Mr. Lowcock met affected people including disabled people, women groups, orphans, people affected by HIV/AIDS to better understand how the situation has impacted [them[ and how they were coping. He also met with local officials and the Minister of Foreign Affairs to discuss UN support and collaboration to address the situation.

Zimbabwe is facing rising humanitarian needs as a result of erratic rains and the economic crisis, with 5.3 million people estimated to be in urgent [need of] assistance.

And on Mali, today, the UN and our humanitarian partners launched the 2019 Humanitarian Response Plan requesting US$296 million to assist 2.3 million people in the country. These people are in need and over half of the requirement requested is for food security and nutrition response.
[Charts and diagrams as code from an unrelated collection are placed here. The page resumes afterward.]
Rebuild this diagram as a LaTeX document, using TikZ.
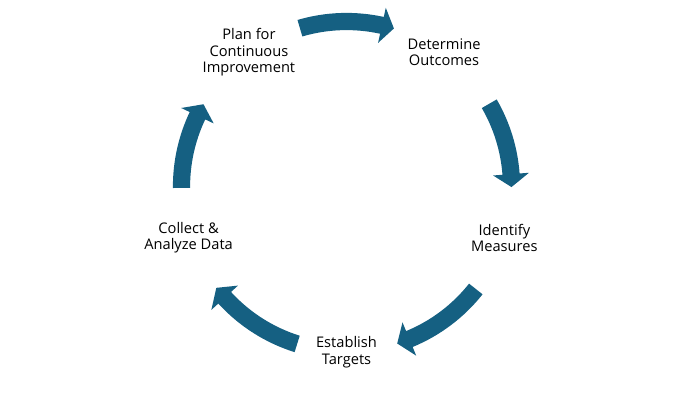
\documentclass[tikz,border=0pt]{standalone}
\usepackage{fontspec}
\setmainfont{Open Sans}
\usepackage{tikz}
\definecolor{cycleblue}{HTML}{156082}
% #1 tail angle, #2 head base angle, #3 tip angle
\newcommand{\arcarrow}[3]{%
	\fill [cycleblue] (#1:173.6) arc [start angle=#1, end angle=#2, radius=173.6]
		-- (#2:183) -- (#3:165) -- (#2:147) -- (#2:156.4)
		arc [start angle=#2, end angle=#1, radius=156.4] -- cycle;}

\begin{document}
\begin{tikzpicture}[x=0.03cm, y=0.03cm, every node/.style={align=center, font=\fontsize{12.5}{14.2}\selectfont}]
		\useasboundingbox (0, 0) rectangle (693, 404);
		\begin{scope}[shift={(346.5, 217.5)}]
		\node (outcomes) at (54:166) {Determine\\Outcomes};
		\node (measures) at (-18:166) {Identify\\Measures};
		\node (targets) at (-90:166) {Establish\\Targets};
		\node (data) at (-162:166) {Collect \&\\Analyze Data};
		\node (plan) at (126:166) {Plan for\\Continuous\\Improvement};
		
		\arcarrow{106.4}{77.6}{73.3}
		\arcarrow{30.1}{4.3}{-0.2}
		\arcarrow{-38.4}{-67.6}{-72.1}
		\arcarrow{-107.4}{-137.6}{-142.1}
		\arcarrow{180.5}{154.6}{150.1}
		\end{scope}
		\end{tikzpicture}
\end{document}
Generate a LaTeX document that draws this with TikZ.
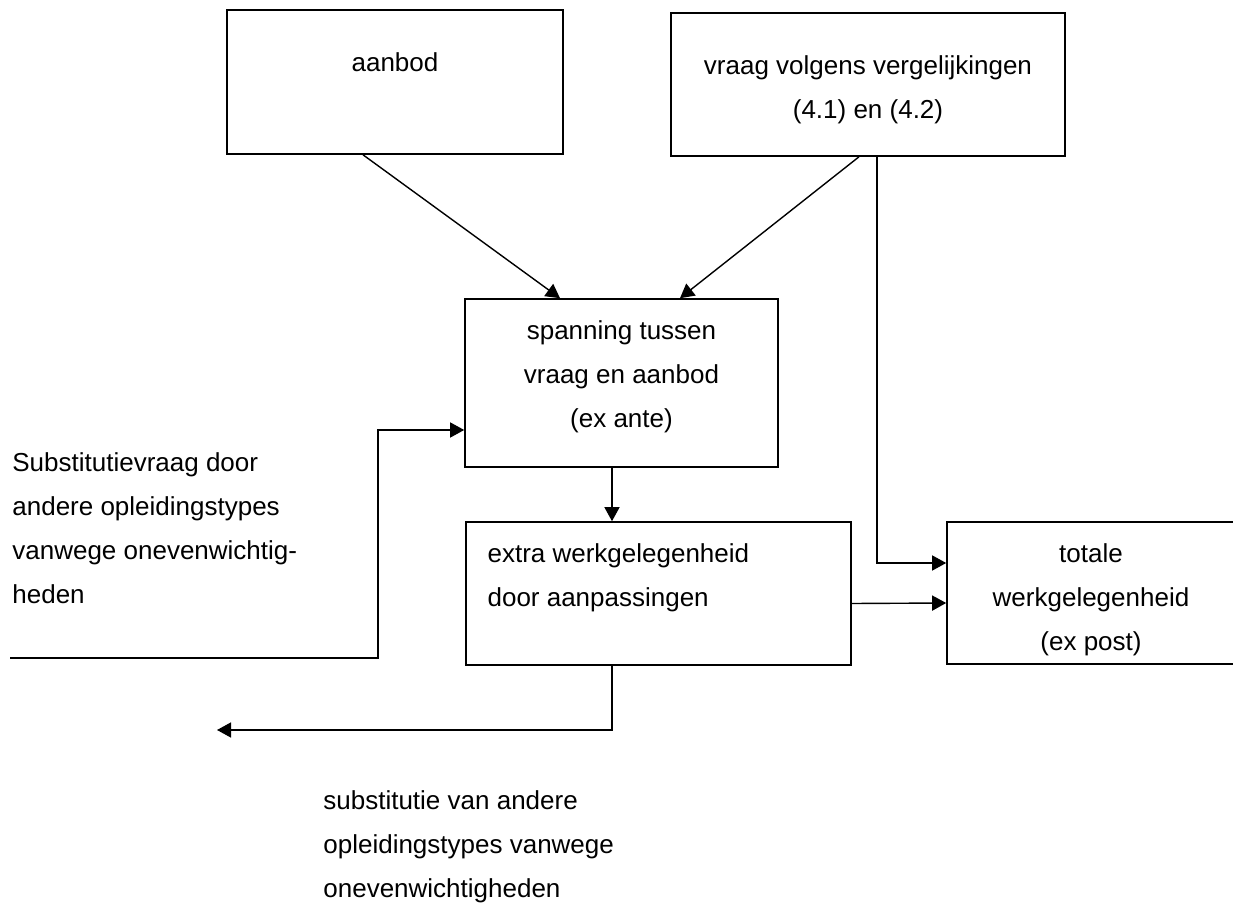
\documentclass[tikz,border=0pt]{standalone}
\usepackage{fontspec}
\setmainfont{Liberation Sans}
\usetikzlibrary{arrows.meta, positioning, fit, calc}

\begin{document}
\begin{tikzpicture}[
    x=0.5pt, y=-0.5pt,
    font=\fontsize{13pt}{22pt}\selectfont,
    box/.style={draw, line width=0.8pt, inner sep=0pt},
    txt/.style={inner sep=0pt, align=center},
    arr/.style={-{Triangle[length=7pt, width=7.5pt]}, line width=0.7pt},
]
    \useasboundingbox (0,0) rectangle (1233,904);

    %==================== TOP ROW ====================
    \node[box, fit={(227,10) (563,154)}] (aanbod) {};
    \node[txt, below=21.5pt of aanbod.north] (aanbodtxt) {aanbod};

    \node[box, fit={(671,13) (1065,156)}] (vraag) {};
    \node[txt, below=21.5pt of vraag.north] (vraagtxt)
        {vraag volgens vergelijkingen\\(4.1) en (4.2)};

    %==================== TENSION ====================
    \node[box, fit={(465,299) (778,467)}] (spanning) {};
    \node[txt, below=11.2pt of spanning.north] (spanningtxt)
        {spanning tussen\\vraag en aanbod\\(ex ante)};

    \draw[arr] ([xshift=-16pt]aanbod.south) -- ([xshift=-30.75pt]spanning.north);
    \draw[arr] ([xshift=-4.5pt]vraag.south) -- ([xshift=29.25pt]spanning.north);

    %==================== EMPLOYMENT ====================
    \node[box, fit={(466,522) (851,665)}] (extra) {};
    \node[txt, align=left, anchor=north west] (extratxt)
        at ([xshift=11pt, yshift=-10.8pt]extra.north west)
        {extra werkgelegenheid\\door aanpassingen};

    \node[box, fit={(947,522) (1235,664)}] (totale) {};
    \node[txt, below=10.8pt of totale.north] (totaletxt)
        {totale\\werkgelegenheid\\(ex post)};

    \draw[arr] ([xshift=-4.75pt]spanning.south) -- ([xshift=-4.75pt]spanning.south |- extra.north);
    \draw[arr] ([xshift=4.5pt]vraag.south) |- ([yshift=15pt]totale.west);
    \draw[arr] ([yshift=-5pt]extra.east) -- ([yshift=-5pt]totale.west);

    %==================== SUBSTITUTION ====================
    \node[txt, align=left, anchor=north west] (subvraag) at (12,452)
        {Substitutievraag door\\andere opleidingstypes\\vanwege onevenwichtig-\\heden};
    \coordinate (subin) at (10,658);
    \coordinate (subbend) at (378,430);
    \draw[arr] (subin) -| (subbend) -- ([yshift=-23.5pt]spanning.west);

    \coordinate (subout) at (217,730);
    \draw[arr] ([xshift=-23.25pt]extra.south) |- (subout);
    \node[txt, align=left, anchor=north west] (subaanbod) at (323,790)
        {substitutie van andere\\opleidingstypes vanwege\\onevenwichtigheden};

\end{tikzpicture}
\end{document}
Our humanitarian colleagues say that the situation in Mali has significantly deteriorated over the past years due to increased conflict and intercommunal clashes, as well as a high level of food insecurity in [certain] regions.

The number of internally displaced people has tripled since the beginning of last year, to over 120,000 as of earlier this month. And around 3.2 million people are in need of assistance and protection this year.
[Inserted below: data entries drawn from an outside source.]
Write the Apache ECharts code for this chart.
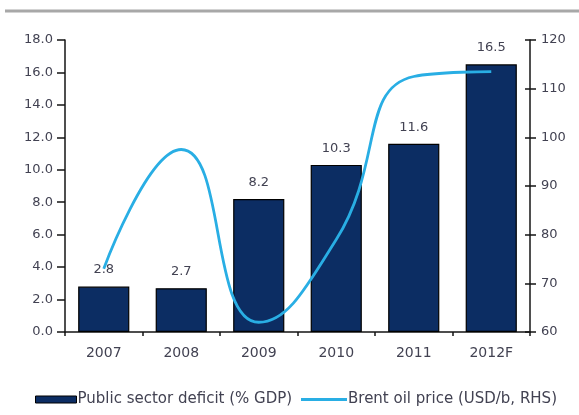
<!DOCTYPE html>
<html><head><meta charset="utf-8">
<script src="https://cdn.jsdelivr.net/npm/echarts@6/dist/echarts.min.js"></script>
<style>html,body{margin:0;padding:0;background:#fff}#c{width:579px;height:415px}</style>
</head><body><div id="c"></div>
<script>
const categories = ['2007','2008','2009','2010','2011','2012F'];
const deficit = [2.8, 2.7, 8.2, 10.3, 11.6, 16.5];
const brent = [73, 97.5, 62, 79, 112.5, 113.5];
const leftTicks = {min:0, max:18, interval:2};
const rightTicks = {min:60, max:120, interval:10};
const seriesNames = ['Public sector deficit (% GDP)', 'Brent oil price (USD/b, RHS)'];

const font = 'DejaVu Sans';
const txt = '#424252';
const axisColor = '#151515';
const chart = echarts.init(document.getElementById('c'));
const legendText = {fontFamily:font, fontSize:15, color:txt, padding:[0,0,0,-4]};
chart.setOption({
  animation:false,
  textStyle:{fontFamily:font},
  graphic:[{type:'line', shape:{x1:5,y1:11,x2:579,y2:11}, style:{stroke:'#a8a8a8', lineWidth:3}}],
  grid:{left:65, right:49, top:40, bottom:83},
  legend:[
   {left:35, top:392, padding:0, itemWidth:41, itemHeight:7, icon:'rect',
    textStyle:legendText,
    data:[{name:seriesNames[0], itemStyle:{borderColor:'#000', borderWidth:1}}]},
   {left:301, top:392, padding:0, itemWidth:46, itemHeight:3, icon:'rect',
    textStyle:legendText,
    data:[{name:seriesNames[1], itemStyle:{color:'#29aee4'}}]}
  ],
  xAxis:{type:'category', data:categories,
    axisLine:{lineStyle:{color:axisColor, width:1.5}},
    axisTick:{show:true, length:4, lineStyle:{color:axisColor, width:1.5}},
    axisLabel:{color:txt, fontSize:14, margin:14}},
  yAxis:[{type:'value', position:'left', ...leftTicks, splitLine:{show:false},
    axisLine:{show:true, lineStyle:{color:axisColor, width:1.5}},
    axisTick:{show:true, length:8, lineStyle:{color:axisColor, width:1.5}},
    axisLabel:{color:txt, fontSize:13, margin:12, formatter:v=>v.toFixed(1)}},
   {type:'value', position:'right', ...rightTicks, splitLine:{show:false},
    axisLine:{show:true, lineStyle:{color:axisColor, width:1.5}},
    axisTick:{show:true, length:6, lineStyle:{color:axisColor, width:1.5}},
    axisLabel:{color:txt, fontSize:13, margin:11}},
   {type:'value', position:'right', ...rightTicks, splitLine:{show:false},
    axisLine:{show:false},
    axisTick:{show:true, inside:true, length:5, lineStyle:{color:axisColor, width:1.5}},
    axisLabel:{show:false}}],
  series:[{name:seriesNames[0], type:'bar', data:deficit, barWidth:'66%',
    itemStyle:{color:'#0c2d63', borderColor:'#000', borderWidth:1.2},
    label:{show:true, position:'top', distance:10, color:txt, fontSize:13, formatter:p=>p.value.toFixed(1)}},
   {name:seriesNames[1], type:'line', yAxisIndex:1, data:brent, smooth:0.5, symbol:'none',
    lineStyle:{color:'#29aee4', width:2.8}, itemStyle:{color:'#29aee4'}}]
});
</script></body></html>
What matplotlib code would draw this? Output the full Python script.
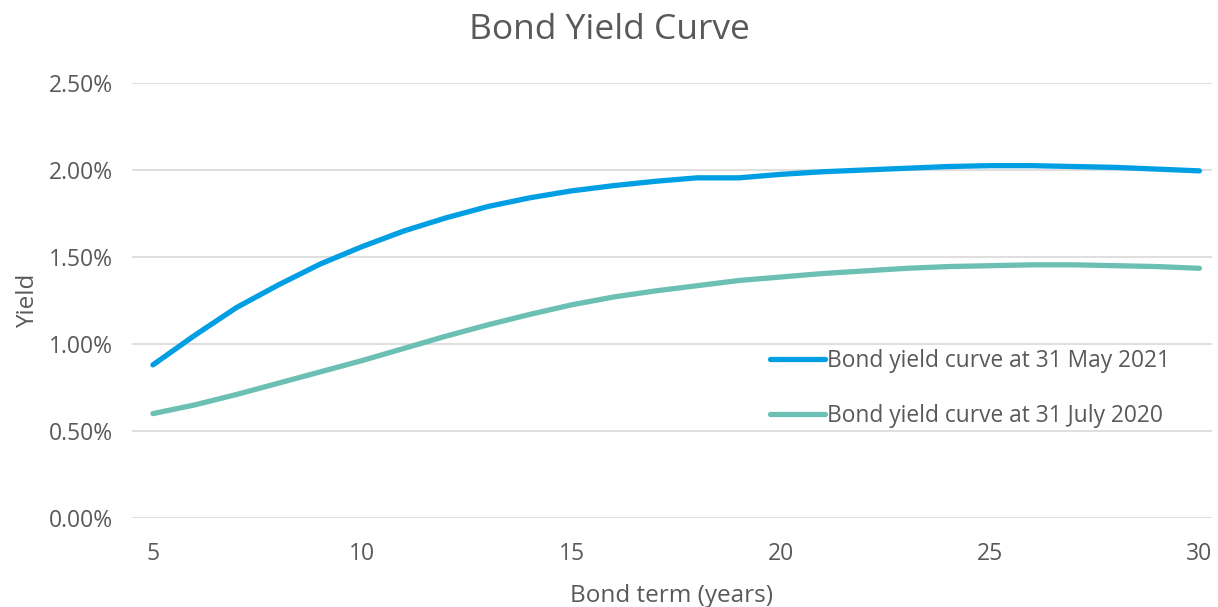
import matplotlib
matplotlib.use("Agg")
from matplotlib import pyplot as plt
from matplotlib.ticker import FuncFormatter

# Bond term in years
terms = list(range(5, 31))

# Yields in percent
may_2021 = [0.88, 1.05, 1.21, 1.34, 1.46, 1.56, 1.65, 1.725, 1.79, 1.84,
            1.88, 1.91, 1.935, 1.955, 1.955, 1.975, 1.99, 2.0, 2.01, 2.02,
            2.025, 2.025, 2.02, 2.015, 2.005, 1.995]
july_2020 = [0.60, 0.65, 0.71, 0.775, 0.84, 0.905, 0.975, 1.045, 1.11, 1.17,
             1.225, 1.27, 1.305, 1.335, 1.365, 1.385, 1.405, 1.42, 1.435, 1.445,
             1.45, 1.455, 1.455, 1.45, 1.445, 1.435]

labels = ["Bond yield curve at 31 May 2021", "Bond yield curve at 31 July 2020"]
colors = ["#009FE3", "#6CC0B3"]
x_ticks = [5, 10, 15, 20, 25, 30]
y_ticks = [0, 0.5, 1.0, 1.5, 2.0, 2.5]

TEXT = "#595959"
plt.rcParams['font.family'] = ['Open Sans', 'DejaVu Sans']

fig = plt.figure(figsize=(12.18, 6.07), dpi=100)
ax = fig.add_axes([132 / 1218, 1 - 518 / 607, (1212 - 132) / 1218, 435 / 607])

ax.plot(terms, may_2021, color=colors[0], lw=3.8, solid_capstyle='round', label=labels[0])
ax.plot(terms, july_2020, color=colors[1], lw=3.8, solid_capstyle='round', label=labels[1])

ax.set_xlim(4.5, 30.3)
ax.set_ylim(0, 2.5)
ax.set_xticks(x_ticks)
ax.set_yticks(y_ticks)
ax.yaxis.set_major_formatter(FuncFormatter(lambda v, p: "%.2f%%" % v))
ax.grid(axis='y', color='#D9D9D9', lw=1.2)
ax.set_axisbelow(True)
for s in ax.spines.values():
    s.set_visible(False)
ax.tick_params(length=0, labelsize=16.5, labelcolor=TEXT)
ax.tick_params(axis='x', pad=17)
ax.tick_params(axis='y', pad=14)

ax.set_xlabel("Bond term (years)", fontsize=17.5, color=TEXT, labelpad=13)
ax.set_ylabel("Yield", fontsize=17.5, color=TEXT, labelpad=6)
fig.suptitle("Bond Yield Curve", fontsize=25.5, color=TEXT, y=0.978)

leg = ax.legend(loc='upper left', bbox_to_anchor=(0.572, 0.435), frameon=False,
                fontsize=16.4, handlelength=2.4, handletextpad=0.1, labelspacing=1.35)
for t in leg.get_texts():
    t.set_color(TEXT)

plt.savefig("out.png", dpi=100)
Turning to the Central African Republic, the World Food Programme (WFP) says it has launched an airlift operation to deliver life-saving food supplies to 18,000 people in Zemio, about 1000 km East of the capital Bangui.

The region is on the brink of a severe food and nutritional crisis, due to a combination of insecurity and transport infrastructure challenges, which hamper humanitarian access to the area.
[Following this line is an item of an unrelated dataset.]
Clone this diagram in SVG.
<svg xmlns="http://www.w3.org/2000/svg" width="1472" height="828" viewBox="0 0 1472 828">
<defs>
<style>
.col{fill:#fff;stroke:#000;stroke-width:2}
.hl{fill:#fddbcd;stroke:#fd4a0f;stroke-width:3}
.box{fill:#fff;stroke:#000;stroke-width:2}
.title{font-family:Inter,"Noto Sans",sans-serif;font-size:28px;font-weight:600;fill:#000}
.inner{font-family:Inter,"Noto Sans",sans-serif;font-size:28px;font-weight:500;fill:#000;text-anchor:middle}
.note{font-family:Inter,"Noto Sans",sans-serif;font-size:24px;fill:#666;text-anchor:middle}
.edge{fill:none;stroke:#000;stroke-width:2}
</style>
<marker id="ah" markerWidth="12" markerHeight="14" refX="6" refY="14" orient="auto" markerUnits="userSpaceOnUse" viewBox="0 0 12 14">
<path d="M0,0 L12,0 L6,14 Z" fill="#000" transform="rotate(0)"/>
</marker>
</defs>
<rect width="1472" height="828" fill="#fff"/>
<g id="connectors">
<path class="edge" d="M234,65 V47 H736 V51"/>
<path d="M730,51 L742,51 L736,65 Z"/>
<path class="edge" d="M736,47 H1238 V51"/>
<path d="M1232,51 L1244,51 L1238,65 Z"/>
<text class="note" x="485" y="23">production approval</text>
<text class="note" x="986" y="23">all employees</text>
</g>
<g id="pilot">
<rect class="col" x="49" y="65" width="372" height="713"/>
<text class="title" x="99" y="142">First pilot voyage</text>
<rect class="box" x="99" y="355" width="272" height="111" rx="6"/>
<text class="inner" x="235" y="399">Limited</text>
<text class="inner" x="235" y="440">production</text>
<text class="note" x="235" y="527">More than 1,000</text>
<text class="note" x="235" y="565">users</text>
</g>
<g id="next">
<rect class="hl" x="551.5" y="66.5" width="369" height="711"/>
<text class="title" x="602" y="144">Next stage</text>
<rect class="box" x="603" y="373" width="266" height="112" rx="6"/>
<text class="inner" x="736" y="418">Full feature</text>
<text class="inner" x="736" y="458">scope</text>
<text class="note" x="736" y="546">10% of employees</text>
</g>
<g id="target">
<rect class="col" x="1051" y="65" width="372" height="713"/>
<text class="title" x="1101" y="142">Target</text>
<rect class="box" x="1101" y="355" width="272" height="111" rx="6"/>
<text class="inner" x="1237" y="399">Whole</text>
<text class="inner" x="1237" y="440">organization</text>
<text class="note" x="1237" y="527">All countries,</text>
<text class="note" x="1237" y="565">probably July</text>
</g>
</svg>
WFP says the airlift is the first step in a more comprehensive plan to address the humanitarian situation in the south-east of the country.

Long-running conflict is having devastating effects on people in the Central African Republic. Up to 2.1 million people, [almost] half of the country’s 4.7 million population, are food insecure according the National Food Security Assessment (NFSA) released in January.

Staying on the World Food Programme but turning to Yemen, the WFP assessment team that gained access yesterday to the Red Sea Mills in Yemen – that’s their first access since September of last year.

WFP sent samples of the wheat to labs to test the quality and is awaiting the results. Some of the wheat is infested, which is something that was anticipated. WFP will need to fumigate the wheat. But they do not see any evidence of water damage to the wheat, which is in itself a very good sign.

The agency said that Tuesday’s visit was a great first step but WFP needs sustained access to the mills in order to fumigate the wheat and then start milling it. To do that, we need safe unconditional passage to the mills for humanitarian staff and the mill workers. This will take weeks of sustained access to the mills to get the facility up and running again.

Turning to Syria, we welcome all efforts that will ease the suffering of those displaced in Rukban in Syria and promote a durable solution to their plight.

These efforts need to uphold key humanitarian principles, especially on return which must be voluntary, safe, dignified and well-informed.

Dialogue is ongoing to aim to ensure that any initiative abides by these core protection standards. It also remains essential that the UN together with the Syrian Arab Red Crescent can again have access to the Rukban population to continue to meet their critical needs.

The Executive Director of UNICEF, Henrietta Fore, and the Secretary-General’s Humanitarian Envoy, Ahmed Al Meraikhi, today wrapped up a visit to Cox’s Bazar.

There are half a million Rohingya children who are stateless refugees in Cox’s Bazar and there is no viable solution in sight for them.

Ms. Fore stressed that the global society has an obligation to give the children and the young people the world has defined as stateless the education and skills they need to build decent lives for themselves.

A survey conducted last December found that more than 90 per cent of Rohingya children between the ages of 4 and 14 years old had learning competencies at the pre-primary to grades 1-2 [levels].

Today we say thank you to Brunei Darussalam, Nicaragua and Greece and for their payments to the regular budget - which brings us up to 68.